## Exercise directions
Among the entries below, please repeat exactly and only the lines from the line containing "Clone this chart in Plotly." to the line containing "15.54, 17.45, 19.36]", both lines included.

Some records
-- Begin --

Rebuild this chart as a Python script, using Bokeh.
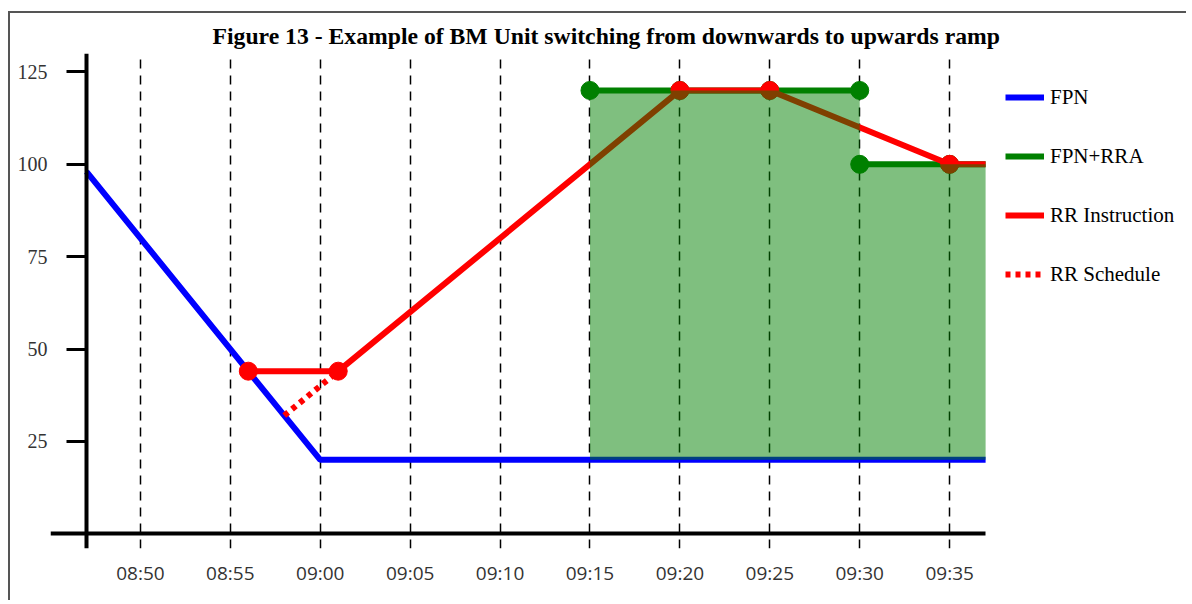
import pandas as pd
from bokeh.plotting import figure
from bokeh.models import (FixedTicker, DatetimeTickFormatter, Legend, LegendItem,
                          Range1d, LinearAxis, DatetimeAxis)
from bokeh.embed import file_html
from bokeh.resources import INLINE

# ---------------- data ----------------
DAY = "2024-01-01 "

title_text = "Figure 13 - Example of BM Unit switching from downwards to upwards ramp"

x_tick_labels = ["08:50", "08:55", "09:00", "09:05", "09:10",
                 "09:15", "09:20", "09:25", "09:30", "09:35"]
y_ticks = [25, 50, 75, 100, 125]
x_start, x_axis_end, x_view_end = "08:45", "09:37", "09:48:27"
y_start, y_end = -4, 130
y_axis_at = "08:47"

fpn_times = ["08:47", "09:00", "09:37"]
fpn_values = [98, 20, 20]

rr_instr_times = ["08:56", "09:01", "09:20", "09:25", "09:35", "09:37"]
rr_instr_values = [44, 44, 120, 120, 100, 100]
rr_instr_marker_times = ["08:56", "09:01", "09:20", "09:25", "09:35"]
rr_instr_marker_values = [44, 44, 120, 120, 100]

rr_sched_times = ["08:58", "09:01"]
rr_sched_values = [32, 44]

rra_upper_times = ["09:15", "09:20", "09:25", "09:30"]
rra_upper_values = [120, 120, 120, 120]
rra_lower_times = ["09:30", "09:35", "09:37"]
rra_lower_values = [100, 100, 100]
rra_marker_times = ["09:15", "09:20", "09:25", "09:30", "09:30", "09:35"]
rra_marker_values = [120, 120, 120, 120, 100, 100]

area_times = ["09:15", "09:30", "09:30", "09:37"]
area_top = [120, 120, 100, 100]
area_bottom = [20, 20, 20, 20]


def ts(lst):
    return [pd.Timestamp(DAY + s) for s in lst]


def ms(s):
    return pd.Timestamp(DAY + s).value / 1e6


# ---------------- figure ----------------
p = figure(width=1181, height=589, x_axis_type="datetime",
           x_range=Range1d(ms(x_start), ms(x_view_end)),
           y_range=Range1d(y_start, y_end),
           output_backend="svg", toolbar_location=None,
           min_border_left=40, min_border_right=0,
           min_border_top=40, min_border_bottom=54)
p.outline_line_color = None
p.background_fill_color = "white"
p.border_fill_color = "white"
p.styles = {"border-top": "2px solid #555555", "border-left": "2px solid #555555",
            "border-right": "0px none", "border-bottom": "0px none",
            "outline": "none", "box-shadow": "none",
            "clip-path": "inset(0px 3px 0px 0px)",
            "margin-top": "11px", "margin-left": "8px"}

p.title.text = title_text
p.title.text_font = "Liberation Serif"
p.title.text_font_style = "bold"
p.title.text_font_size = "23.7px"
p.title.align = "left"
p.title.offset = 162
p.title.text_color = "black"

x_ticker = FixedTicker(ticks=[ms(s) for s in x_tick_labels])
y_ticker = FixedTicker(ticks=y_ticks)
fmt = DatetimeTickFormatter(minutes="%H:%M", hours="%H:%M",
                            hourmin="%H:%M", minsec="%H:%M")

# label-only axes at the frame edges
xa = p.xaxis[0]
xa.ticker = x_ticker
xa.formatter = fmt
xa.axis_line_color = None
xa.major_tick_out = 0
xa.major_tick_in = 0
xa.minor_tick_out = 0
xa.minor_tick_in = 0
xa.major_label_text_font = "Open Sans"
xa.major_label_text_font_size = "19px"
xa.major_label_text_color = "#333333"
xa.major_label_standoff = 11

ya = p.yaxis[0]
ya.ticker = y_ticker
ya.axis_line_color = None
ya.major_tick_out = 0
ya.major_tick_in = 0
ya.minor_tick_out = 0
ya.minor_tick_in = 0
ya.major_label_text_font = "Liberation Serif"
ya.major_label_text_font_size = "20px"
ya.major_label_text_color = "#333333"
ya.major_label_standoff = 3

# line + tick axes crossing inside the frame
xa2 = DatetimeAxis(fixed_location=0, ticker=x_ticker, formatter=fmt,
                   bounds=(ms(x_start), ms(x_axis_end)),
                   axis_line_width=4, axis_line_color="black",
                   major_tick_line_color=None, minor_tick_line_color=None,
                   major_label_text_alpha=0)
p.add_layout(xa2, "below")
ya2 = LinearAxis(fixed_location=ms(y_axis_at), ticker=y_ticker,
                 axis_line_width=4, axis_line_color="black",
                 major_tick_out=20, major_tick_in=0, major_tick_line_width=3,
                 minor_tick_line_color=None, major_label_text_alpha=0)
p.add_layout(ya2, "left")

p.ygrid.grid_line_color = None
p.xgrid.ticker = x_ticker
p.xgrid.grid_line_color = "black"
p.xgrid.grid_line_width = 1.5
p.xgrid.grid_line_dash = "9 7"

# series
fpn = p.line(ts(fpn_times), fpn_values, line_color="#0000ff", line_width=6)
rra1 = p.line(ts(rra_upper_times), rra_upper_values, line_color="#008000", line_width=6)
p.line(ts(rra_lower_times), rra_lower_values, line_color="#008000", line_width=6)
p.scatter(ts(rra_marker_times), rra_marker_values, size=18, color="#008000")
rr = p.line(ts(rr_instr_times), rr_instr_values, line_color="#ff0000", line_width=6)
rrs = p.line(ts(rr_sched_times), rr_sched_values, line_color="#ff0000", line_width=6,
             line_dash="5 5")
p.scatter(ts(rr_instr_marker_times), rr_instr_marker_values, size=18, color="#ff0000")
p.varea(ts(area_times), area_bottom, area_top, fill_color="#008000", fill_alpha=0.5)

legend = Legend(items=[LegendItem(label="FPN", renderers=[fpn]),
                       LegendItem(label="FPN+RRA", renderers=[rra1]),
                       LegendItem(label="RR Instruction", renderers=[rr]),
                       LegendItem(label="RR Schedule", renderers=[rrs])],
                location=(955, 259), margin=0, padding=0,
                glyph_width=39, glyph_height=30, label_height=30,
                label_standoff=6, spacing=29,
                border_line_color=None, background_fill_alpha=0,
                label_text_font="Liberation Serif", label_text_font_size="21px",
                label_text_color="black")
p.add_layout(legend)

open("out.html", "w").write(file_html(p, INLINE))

-- End --
-- Begin --

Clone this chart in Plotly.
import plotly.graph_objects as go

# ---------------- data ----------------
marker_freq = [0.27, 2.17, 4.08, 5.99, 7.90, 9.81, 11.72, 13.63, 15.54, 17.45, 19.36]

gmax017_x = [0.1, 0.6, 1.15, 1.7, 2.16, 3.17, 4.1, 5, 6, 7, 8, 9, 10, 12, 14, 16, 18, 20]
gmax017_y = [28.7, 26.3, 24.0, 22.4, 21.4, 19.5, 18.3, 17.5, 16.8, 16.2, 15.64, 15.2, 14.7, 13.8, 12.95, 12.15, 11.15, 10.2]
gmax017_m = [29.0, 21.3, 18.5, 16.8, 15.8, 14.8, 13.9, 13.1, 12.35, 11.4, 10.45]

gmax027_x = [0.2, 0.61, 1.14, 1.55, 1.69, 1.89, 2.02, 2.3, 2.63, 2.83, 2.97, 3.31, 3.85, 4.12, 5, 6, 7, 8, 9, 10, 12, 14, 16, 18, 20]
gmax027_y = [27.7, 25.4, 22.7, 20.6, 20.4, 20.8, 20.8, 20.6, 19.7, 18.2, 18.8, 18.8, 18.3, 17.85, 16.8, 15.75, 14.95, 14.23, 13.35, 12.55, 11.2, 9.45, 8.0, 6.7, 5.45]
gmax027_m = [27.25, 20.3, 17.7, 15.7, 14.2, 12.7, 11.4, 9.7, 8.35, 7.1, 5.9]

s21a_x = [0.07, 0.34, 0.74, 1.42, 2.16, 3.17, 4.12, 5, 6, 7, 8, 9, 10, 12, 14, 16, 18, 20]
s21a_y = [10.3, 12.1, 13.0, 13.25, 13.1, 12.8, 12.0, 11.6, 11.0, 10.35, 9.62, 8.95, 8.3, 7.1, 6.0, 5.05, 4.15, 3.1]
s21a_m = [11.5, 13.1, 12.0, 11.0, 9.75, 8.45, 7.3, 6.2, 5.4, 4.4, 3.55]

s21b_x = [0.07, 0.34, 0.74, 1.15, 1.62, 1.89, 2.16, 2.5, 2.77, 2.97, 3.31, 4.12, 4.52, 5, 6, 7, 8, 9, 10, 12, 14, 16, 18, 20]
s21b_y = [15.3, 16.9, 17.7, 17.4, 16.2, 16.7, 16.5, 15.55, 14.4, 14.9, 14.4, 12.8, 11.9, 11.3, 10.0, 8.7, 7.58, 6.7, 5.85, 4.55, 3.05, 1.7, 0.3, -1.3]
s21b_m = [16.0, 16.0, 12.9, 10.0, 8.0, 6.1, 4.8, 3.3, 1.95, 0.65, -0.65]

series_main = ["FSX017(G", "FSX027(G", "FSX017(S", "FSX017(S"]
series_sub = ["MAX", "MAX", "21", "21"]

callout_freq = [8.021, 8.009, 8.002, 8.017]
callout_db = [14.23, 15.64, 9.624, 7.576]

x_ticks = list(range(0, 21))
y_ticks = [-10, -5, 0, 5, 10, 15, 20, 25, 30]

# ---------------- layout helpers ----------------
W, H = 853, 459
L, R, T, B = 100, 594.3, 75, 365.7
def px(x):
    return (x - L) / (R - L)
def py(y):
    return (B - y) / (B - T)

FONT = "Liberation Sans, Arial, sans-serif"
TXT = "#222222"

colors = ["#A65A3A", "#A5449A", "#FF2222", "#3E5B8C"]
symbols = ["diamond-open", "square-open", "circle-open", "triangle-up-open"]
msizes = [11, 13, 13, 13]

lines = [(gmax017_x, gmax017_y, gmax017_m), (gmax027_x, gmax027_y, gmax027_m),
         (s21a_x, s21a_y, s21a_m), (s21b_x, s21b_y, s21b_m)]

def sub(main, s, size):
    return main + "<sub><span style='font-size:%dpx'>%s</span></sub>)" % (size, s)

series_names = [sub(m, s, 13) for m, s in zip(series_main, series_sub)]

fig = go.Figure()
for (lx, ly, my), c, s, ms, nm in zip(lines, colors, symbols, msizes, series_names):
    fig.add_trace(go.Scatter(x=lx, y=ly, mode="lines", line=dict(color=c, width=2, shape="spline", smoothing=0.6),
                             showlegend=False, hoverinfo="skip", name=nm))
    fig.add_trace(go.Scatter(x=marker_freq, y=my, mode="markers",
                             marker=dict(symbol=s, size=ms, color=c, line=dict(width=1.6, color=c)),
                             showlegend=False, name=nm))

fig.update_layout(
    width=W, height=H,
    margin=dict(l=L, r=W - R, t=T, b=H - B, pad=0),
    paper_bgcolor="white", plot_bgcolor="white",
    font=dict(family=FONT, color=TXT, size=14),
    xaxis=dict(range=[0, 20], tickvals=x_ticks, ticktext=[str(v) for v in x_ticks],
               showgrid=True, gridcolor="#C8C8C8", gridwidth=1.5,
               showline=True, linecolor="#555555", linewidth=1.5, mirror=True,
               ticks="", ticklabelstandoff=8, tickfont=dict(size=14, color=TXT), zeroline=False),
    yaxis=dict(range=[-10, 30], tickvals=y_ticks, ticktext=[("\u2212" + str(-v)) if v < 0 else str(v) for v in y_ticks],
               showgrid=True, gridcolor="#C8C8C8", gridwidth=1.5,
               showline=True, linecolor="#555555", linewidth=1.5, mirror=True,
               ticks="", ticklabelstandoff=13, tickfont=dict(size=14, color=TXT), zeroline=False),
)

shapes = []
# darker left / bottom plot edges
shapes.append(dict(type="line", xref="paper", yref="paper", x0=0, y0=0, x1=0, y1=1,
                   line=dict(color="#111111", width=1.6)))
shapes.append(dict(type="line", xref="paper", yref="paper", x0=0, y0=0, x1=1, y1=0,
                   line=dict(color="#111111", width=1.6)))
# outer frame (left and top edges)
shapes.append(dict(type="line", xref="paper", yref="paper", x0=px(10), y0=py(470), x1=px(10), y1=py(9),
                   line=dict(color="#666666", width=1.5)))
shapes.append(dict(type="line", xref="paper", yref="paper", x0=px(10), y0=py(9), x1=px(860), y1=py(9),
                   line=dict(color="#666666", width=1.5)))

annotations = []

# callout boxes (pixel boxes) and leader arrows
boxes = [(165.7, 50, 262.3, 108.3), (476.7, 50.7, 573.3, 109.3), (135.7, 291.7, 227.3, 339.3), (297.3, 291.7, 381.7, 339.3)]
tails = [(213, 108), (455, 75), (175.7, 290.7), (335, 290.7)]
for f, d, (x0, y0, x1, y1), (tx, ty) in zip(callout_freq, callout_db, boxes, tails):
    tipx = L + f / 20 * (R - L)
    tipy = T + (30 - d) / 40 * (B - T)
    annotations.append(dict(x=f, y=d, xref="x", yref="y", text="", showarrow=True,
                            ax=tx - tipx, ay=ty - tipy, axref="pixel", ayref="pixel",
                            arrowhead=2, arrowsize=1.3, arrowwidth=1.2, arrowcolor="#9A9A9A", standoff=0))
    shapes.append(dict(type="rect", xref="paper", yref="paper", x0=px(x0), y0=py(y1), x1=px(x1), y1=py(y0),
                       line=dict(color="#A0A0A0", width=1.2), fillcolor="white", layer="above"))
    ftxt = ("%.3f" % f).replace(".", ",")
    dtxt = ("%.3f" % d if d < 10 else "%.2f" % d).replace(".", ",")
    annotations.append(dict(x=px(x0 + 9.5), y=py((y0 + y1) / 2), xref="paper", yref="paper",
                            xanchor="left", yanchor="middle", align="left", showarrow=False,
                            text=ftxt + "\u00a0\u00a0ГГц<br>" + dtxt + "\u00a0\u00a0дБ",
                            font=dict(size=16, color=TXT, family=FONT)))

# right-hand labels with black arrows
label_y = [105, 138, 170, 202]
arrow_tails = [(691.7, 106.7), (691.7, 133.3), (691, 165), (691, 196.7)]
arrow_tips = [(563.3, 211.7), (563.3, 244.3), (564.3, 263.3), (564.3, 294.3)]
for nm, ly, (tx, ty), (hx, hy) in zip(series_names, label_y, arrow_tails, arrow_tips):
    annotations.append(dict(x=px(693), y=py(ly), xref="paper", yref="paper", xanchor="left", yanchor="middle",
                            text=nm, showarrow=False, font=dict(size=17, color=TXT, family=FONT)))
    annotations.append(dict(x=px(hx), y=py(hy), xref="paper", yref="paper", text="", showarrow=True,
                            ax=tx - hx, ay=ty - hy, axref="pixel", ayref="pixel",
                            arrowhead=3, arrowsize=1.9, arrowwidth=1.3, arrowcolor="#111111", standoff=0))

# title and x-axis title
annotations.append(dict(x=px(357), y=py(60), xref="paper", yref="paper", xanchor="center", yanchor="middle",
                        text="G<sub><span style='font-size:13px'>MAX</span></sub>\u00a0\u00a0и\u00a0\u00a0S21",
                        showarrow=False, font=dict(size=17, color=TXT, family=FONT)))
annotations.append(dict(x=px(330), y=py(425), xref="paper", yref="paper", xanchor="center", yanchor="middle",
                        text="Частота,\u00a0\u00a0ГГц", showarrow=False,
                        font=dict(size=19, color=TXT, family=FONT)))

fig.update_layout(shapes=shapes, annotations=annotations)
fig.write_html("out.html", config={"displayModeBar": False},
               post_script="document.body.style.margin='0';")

-- End --
-- Begin --

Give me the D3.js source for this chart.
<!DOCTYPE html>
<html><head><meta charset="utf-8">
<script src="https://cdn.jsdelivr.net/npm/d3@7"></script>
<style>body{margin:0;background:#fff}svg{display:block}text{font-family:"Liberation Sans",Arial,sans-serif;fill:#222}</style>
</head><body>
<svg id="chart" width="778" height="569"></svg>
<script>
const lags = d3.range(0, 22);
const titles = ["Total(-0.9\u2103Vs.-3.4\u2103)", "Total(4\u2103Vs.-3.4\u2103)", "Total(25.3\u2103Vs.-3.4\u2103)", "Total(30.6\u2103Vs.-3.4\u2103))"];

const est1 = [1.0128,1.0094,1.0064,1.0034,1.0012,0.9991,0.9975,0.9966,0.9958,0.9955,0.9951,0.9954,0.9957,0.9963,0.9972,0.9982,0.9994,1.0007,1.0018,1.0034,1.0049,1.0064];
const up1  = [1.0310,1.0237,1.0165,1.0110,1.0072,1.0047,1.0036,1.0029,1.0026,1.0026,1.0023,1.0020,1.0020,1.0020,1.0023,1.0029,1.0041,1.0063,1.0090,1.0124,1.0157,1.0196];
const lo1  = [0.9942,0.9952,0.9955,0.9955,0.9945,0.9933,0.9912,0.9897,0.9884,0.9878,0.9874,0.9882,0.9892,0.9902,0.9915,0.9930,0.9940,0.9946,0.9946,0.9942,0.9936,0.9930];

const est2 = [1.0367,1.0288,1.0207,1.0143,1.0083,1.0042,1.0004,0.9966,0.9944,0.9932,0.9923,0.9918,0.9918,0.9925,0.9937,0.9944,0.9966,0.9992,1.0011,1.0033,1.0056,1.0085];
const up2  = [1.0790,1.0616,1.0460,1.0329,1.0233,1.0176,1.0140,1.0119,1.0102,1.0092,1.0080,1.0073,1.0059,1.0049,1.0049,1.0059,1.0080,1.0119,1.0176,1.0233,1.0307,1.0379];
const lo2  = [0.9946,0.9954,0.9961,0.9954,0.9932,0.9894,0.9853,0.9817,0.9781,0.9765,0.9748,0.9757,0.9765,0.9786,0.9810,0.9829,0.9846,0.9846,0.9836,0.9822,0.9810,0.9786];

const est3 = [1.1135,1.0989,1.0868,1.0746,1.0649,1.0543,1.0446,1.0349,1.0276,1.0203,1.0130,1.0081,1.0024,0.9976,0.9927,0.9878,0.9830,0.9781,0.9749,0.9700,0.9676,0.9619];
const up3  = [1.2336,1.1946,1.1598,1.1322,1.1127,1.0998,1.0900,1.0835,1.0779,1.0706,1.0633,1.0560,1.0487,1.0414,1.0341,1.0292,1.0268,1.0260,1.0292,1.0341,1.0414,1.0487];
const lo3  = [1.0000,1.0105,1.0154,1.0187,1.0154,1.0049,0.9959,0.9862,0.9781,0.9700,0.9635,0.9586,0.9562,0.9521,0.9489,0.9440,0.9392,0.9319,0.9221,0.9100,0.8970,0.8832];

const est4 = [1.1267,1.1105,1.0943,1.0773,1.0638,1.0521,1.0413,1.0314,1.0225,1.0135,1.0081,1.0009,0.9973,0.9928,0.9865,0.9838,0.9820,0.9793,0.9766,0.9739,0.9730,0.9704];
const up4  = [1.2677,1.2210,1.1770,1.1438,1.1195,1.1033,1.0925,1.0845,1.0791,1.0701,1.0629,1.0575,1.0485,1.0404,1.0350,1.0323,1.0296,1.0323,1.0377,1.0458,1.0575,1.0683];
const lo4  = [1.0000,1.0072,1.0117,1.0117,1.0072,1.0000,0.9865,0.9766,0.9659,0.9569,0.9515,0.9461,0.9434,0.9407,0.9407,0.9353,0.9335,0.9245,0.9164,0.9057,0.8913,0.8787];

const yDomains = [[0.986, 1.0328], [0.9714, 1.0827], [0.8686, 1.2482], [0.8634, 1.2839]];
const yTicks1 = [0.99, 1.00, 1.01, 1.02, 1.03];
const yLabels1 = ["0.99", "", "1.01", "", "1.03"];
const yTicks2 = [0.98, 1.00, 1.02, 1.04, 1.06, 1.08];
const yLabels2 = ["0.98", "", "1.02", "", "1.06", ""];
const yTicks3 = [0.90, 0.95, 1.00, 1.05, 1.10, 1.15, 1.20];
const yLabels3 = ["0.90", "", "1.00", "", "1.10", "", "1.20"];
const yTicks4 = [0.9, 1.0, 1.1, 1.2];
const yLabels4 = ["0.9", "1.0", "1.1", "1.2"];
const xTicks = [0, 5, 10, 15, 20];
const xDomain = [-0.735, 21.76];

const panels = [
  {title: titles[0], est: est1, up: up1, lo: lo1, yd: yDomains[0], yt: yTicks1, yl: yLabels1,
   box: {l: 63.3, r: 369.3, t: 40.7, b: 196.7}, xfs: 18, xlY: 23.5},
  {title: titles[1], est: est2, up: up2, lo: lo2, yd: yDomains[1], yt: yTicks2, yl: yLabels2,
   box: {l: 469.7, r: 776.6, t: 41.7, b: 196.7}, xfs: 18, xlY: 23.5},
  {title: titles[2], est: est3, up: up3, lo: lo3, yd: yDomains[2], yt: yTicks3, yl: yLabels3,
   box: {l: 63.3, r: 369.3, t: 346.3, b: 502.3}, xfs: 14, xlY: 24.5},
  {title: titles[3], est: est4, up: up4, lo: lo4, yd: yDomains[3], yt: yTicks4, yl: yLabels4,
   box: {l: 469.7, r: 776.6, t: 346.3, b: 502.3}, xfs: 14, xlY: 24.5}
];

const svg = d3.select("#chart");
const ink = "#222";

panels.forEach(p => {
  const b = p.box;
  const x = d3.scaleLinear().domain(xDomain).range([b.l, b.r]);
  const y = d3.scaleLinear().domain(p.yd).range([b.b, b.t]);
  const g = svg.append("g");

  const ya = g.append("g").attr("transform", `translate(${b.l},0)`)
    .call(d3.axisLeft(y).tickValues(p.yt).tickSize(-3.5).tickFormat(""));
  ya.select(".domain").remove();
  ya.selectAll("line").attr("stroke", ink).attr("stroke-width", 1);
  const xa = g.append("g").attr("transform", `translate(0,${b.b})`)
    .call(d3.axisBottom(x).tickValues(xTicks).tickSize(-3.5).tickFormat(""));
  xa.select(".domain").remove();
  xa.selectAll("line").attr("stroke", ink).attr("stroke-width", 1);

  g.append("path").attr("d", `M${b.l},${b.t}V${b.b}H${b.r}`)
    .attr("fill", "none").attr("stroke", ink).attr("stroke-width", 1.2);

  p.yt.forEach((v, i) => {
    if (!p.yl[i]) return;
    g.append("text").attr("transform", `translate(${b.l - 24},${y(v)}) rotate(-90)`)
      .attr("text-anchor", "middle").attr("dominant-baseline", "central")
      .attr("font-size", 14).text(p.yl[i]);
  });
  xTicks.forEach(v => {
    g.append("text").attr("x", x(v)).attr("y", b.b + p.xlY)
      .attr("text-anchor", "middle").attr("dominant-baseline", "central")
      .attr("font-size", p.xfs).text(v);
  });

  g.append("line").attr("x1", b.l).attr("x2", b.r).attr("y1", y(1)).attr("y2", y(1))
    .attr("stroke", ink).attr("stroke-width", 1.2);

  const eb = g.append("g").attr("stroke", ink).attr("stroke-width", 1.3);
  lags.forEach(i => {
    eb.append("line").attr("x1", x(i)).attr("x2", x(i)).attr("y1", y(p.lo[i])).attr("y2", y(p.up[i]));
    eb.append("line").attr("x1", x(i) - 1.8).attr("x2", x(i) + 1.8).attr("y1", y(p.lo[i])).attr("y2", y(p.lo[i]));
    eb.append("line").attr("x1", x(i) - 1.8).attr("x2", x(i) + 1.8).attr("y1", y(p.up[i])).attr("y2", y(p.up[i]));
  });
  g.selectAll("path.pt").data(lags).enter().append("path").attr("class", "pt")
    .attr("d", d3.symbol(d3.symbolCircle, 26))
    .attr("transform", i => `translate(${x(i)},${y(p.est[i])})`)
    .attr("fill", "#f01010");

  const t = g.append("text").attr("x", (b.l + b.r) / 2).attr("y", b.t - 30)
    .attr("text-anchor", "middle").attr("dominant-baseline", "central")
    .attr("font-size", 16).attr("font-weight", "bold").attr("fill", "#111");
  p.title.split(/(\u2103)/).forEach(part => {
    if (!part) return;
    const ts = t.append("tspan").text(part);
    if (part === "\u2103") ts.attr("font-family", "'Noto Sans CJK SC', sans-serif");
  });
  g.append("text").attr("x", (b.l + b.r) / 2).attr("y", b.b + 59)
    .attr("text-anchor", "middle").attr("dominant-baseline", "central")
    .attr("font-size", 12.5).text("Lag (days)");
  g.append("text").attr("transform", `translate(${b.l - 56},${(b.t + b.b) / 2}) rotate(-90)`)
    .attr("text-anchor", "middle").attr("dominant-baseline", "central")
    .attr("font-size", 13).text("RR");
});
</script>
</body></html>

-- End --

## Exercise output
Clone this chart in Plotly.
import plotly.graph_objects as go

# ---------------- data ----------------
marker_freq = [0.27, 2.17, 4.08, 5.99, 7.90, 9.81, 11.72, 13.63, 15.54, 17.45, 19.36]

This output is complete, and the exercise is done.